Layanan cybercounseling ini tidak menggantikan konseling yang dilaksanakan secara tatap muka langsung tetapi dengan adanya layanan yang dilaksanakan secara online bisa untuk melengkapi proses layanan konseling dengan memanfaatkan media elektronik yang telah berkembang pesat saat ini.

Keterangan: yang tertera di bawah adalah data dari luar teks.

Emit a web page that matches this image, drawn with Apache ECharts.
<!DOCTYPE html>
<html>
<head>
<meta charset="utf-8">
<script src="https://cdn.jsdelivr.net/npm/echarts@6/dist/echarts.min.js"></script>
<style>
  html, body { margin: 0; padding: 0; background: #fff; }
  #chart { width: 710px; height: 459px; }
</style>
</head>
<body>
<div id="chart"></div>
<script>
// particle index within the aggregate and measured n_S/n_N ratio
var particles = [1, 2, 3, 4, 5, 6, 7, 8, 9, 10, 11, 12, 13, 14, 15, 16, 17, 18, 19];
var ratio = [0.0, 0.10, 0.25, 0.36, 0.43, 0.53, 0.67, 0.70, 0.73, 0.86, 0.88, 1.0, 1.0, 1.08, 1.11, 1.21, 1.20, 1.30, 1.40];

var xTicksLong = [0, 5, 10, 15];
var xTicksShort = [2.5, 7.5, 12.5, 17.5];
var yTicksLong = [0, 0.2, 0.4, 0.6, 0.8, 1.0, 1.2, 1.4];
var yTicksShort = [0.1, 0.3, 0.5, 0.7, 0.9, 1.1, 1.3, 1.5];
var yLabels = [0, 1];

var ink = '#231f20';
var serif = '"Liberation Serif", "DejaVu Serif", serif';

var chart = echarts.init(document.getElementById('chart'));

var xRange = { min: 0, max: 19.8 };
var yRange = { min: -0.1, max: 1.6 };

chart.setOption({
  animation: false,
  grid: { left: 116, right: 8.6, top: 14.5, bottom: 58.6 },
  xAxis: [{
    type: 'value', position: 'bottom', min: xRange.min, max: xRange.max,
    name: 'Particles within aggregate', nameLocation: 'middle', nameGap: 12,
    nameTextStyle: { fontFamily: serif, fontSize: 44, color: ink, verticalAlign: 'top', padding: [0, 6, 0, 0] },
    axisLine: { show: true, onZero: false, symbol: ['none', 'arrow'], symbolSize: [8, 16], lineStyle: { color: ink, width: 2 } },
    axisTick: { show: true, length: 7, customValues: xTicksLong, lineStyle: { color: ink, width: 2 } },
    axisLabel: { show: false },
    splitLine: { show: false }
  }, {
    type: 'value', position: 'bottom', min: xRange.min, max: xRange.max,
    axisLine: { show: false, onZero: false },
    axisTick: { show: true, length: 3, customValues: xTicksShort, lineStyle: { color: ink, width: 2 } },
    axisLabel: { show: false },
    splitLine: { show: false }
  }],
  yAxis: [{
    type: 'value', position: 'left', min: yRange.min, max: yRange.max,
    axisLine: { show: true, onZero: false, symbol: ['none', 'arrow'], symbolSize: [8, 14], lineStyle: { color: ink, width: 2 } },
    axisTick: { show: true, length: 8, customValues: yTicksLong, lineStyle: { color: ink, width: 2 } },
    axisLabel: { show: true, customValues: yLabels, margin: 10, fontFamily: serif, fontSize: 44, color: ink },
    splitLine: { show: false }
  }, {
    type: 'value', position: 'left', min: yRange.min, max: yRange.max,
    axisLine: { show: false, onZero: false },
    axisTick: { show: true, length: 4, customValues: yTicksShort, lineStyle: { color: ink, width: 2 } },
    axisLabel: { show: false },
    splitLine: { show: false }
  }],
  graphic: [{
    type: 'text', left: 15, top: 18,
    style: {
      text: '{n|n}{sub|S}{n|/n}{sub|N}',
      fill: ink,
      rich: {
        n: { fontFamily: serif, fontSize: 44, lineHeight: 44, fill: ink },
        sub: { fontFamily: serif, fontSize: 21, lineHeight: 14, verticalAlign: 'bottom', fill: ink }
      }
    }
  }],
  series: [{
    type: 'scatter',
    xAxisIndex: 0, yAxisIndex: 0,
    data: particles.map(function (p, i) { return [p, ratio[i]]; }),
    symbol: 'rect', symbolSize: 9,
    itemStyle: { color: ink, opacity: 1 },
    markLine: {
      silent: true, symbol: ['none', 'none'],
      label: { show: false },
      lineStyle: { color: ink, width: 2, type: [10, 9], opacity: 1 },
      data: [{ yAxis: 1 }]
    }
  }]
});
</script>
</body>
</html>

Cybercounseling sendiri bisa menguntungkan beberapa pihak selain dari konselor dan konseli. Kegiatan daring ini bisa memberikan manfaat untuk para pembuat aplikasi atau media yang dapat menjadi perantara terhubungnya konselor dengan konseli dalam proses pemberian konseling dan bisa memberikan kesempatan kepada konseli untuk menyampaikan maksudnya secara transparan tanpa takut adanya kebocoran privasi yang mereka sampaikan kepada konselor.
Referensi:
Putri, Maharani, 2023, Pemanfaatan Cybercounseling pada Layanan Bimbingan dan Konseling di Sekolah, Orien: Cakrawala Ilmiah Mahasiswa, Vol. 2, No. 3
Mayasari, Ayu Siska Tri, 2022, Cybercounseling sebagai Layanan Bimbingan dan Konseling di Masa Pandemi, Indonesian Journal of Guidance and Counseling Theory and Application, Vol. 11, No. 2
Devi, Linda Meiliasa, dkk, 2022, Cybercounseling: Sebuah Layanan Konseling di Tengah Pandemi COVID-19, Proceeding of International Conference and Islamic Guidance and Counseling, Vol, 2
Ayuni, Ballqiss, dkk, 2021, Cybercounseling sebagai Inovasi Konselor Menghadapi Tantangan Disrupsi pada Era Society 5.0, Jurnal Bimbingan dan Konseling Ar-Rahman, Vol.7, No. 2
*penulis merupakan mahasiswa Program Studi Bimbingan dan Penyuluhan Islam Universitas Islam Negeri Walisongo Semarang.